Most businesses accept their payment processing fees as fixed - they are not. A statement audit is the fastest way to find money being left on the table. Look for PCI noncompliance fees, monthly minimums, gateway charges, and any line items that do not clearly tie back to transaction processing. These junk fees inflate effective rates without adding value.

Once the statement is understood, negotiation becomes possible. Processors - particularly for businesses with meaningful volume or high average ticket sizes - have flexibility to adjust markups and waive nonessential fees. Flat-rate processors generally have less room to negotiate than interchange-plus providers, who tend to offer more flexibility on markups and ancillary fees. Coming prepared with competing quotes and clear volume data strengthens the position considerably. If a processor will not budge, switching is a real option - just watch for early termination fees before making a move.

Cut Fraud and Chargebacks Before They Cut Your Profits

Chargebacks do not just reverse a sale - they come with additional fees, damage processor relationships, and can push businesses into higher-risk pricing tiers over time. Prevention is significantly cheaper than response.

Practical steps include using a recognizable business descriptor on card statements so customers do not dispute charges they do not recognize, enabling AVS/CVV checks, turning on 3D Secure for high-risk transactions, and keeping detailed records of shipping, delivery confirmations, and return communications. A clear, repeatable dispute workflow - one that resolves issues before they escalate to a formal chargeback - can protect both revenue and processor standing.

Offset Costs With Surcharges or Cash Discounts

When reducing fees is not enough on its own, passing a portion of the cost to customers is a legal and increasingly common option. Two distinct approaches apply here.

A credit card surcharge adds a percentage fee - capped at the lower of your acceptance cost or 3% - directly to credit card transactions.

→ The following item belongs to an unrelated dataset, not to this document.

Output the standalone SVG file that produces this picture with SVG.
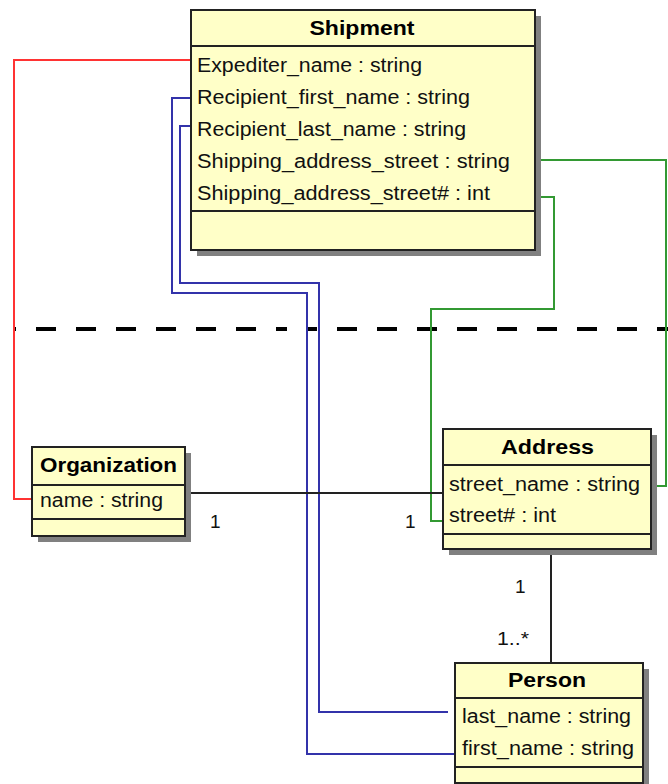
<svg xmlns="http://www.w3.org/2000/svg" width="668" height="784" viewBox="0 0 668 784">
  <style>
    .shadow { fill: #808080; }
    .box { fill: #ffffc8; stroke: #222; stroke-width: 2; }
    .sep { stroke: #222; stroke-width: 2; }
    .title { font-family: "Liberation Sans", Arial, sans-serif; font-size: 20px; font-weight: bold; fill: #000; text-anchor: middle; }
    .attr { font-family: "Liberation Sans", Arial, sans-serif; font-size: 20px; fill: #111; }
    .mult { font-family: "Liberation Sans", Arial, sans-serif; font-size: 19px; fill: #111; }
    .assoc { fill: none; stroke: #222; stroke-width: 2; }
    .red { fill: none; stroke: #ff3333; stroke-width: 2; }
    .blue { fill: none; stroke: #3333aa; stroke-width: 2; }
    .green { fill: none; stroke: #339933; stroke-width: 2; }
    .divider { fill: none; stroke: #000; stroke-width: 4; stroke-dasharray: 20 20; }
  </style>

  <!-- layer boundary -->
  <g id="divider">
    <line class="divider" x1="13" y1="329" x2="287" y2="329" stroke-dashoffset="17"/>
    <line class="divider" x1="306" y1="329" x2="668" y2="329" stroke-dashoffset="9"/>
  </g>

  <!-- connectors -->
  <g id="connectors">
    <!-- Expediter_name -> Organization.name -->
    <polyline class="red" points="191,60 14,60 14,499 32,499"/>
    <!-- Recipient_first_name -> Person.first_name -->
    <polyline class="blue" points="191,98 172,98 172,293 307,293 307,754 455,754"/>
    <!-- Recipient_last_name -> Person.last_name -->
    <polyline class="blue" points="191,126 180,126 180,283 319,283 319,712 448,712"/>
    <!-- Shipping_address_street -> Address.street_name -->
    <polyline class="green" points="536,160 666,160 666,486 651,486"/>
    <!-- Shipping_address_street# -> Address.street# -->
    <polyline class="green" points="536,197 554,197 554,309 431,309 431,521 443,521"/>
    <!-- Organization - Address -->
    <line class="assoc" x1="185" y1="493" x2="443" y2="493"/>
    <!-- Address - Person -->
    <line class="assoc" x1="551" y1="549" x2="551" y2="663"/>
    <text class="mult" x="210" y="528">1</text>
    <text class="mult" x="405" y="528">1</text>
    <text class="mult" x="515" y="593">1</text>
    <text class="mult" x="497" y="645" textLength="32" lengthAdjust="spacingAndGlyphs">1..*</text>
  </g>

  <!-- Shipment -->
  <g id="Shipment">
    <rect class="shadow" x="197" y="16" width="344" height="240"/>
    <rect class="box" x="191" y="10" width="344" height="240"/>
    <line class="sep" x1="191" y1="46" x2="535" y2="46"/>
    <line class="sep" x1="191" y1="211" x2="535" y2="211"/>
    <text class="title" x="362" y="35" textLength="105" lengthAdjust="spacingAndGlyphs">Shipment</text>
    <text class="attr" x="197" y="72" textLength="225" lengthAdjust="spacingAndGlyphs">Expediter_name : string</text>
    <text class="attr" x="197" y="104" textLength="273" lengthAdjust="spacingAndGlyphs">Recipient_first_name : string</text>
    <text class="attr" x="197" y="136" textLength="269" lengthAdjust="spacingAndGlyphs">Recipient_last_name : string</text>
    <text class="attr" x="197" y="168" textLength="313" lengthAdjust="spacingAndGlyphs">Shipping_address_street : string</text>
    <text class="attr" x="197" y="200" textLength="293" lengthAdjust="spacingAndGlyphs">Shipping_address_street# : int</text>
  </g>

  <!-- Organization -->
  <g id="Organization">
    <rect class="shadow" x="38" y="453" width="153" height="89"/>
    <rect class="box" x="32" y="447" width="153" height="89"/>
    <line class="sep" x1="32" y1="485" x2="185" y2="485"/>
    <line class="sep" x1="32" y1="519" x2="185" y2="519"/>
    <text class="title" x="108.5" y="472" textLength="137" lengthAdjust="spacingAndGlyphs">Organization</text>
    <text class="attr" x="40" y="507" textLength="123" lengthAdjust="spacingAndGlyphs">name : string</text>
  </g>

  <!-- Address -->
  <g id="Address">
    <rect class="shadow" x="449" y="435" width="208" height="120"/>
    <rect class="box" x="443" y="429" width="208" height="120"/>
    <line class="sep" x1="443" y1="465" x2="651" y2="465"/>
    <line class="sep" x1="443" y1="534" x2="651" y2="534"/>
    <text class="title" x="547.5" y="454" textLength="93" lengthAdjust="spacingAndGlyphs">Address</text>
    <text class="attr" x="449" y="491" textLength="191" lengthAdjust="spacingAndGlyphs">street_name : string</text>
    <text class="attr" x="449" y="522" textLength="107" lengthAdjust="spacingAndGlyphs">street# : int</text>
  </g>

  <!-- Person -->
  <g id="Person">
    <rect class="shadow" x="461" y="669" width="188" height="120"/>
    <rect class="box" x="455" y="663" width="188" height="120"/>
    <line class="sep" x1="455" y1="698" x2="643" y2="698"/>
    <line class="sep" x1="455" y1="767" x2="643" y2="767"/>
    <text class="title" x="547" y="687" textLength="78" lengthAdjust="spacingAndGlyphs">Person</text>
    <text class="attr" x="462" y="723" textLength="169" lengthAdjust="spacingAndGlyphs">last_name : string</text>
    <text class="attr" x="462" y="755" textLength="172" lengthAdjust="spacingAndGlyphs">first_name : string</text>
  </g>
</svg>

Card brands require 30 days' notice to the processor, visible signage at checkout, and disclosure on receipts. Debit card surcharges are prohibited, even when a terminal displays credit.

A cash discount program works differently. The posted price reflects the card price; customers who pay with cash receive a reduction. Under the Truth in Lending Act, a discount is defined as a reduction made from the regular price, while a surcharge is any increase imposed on cardholders not paying by cash or check. The distinction matters for compliance and customer perception - cash discounts tend to land better with customers than surcharges.

Even Small Fee Reductions Compound Into Significant Annual Savings

None of these strategies require an overhaul of operations. A 0.3% reduction in effective rate on $500,000 in annual card volume saves $1,500 a year - without changing a single product or price. Stack a few of these approaches together, and the annual impact grows quickly.

The businesses that consistently keep processing costs low treat their payment stack the same way they treat any other vendor relationship: with regular reviews, informed negotiation, and a willingness to optimize the mix. Small operational disciplines - daily batching, Level 3 data submission, ACH migration for large invoices - compound over time into a structural cost advantage.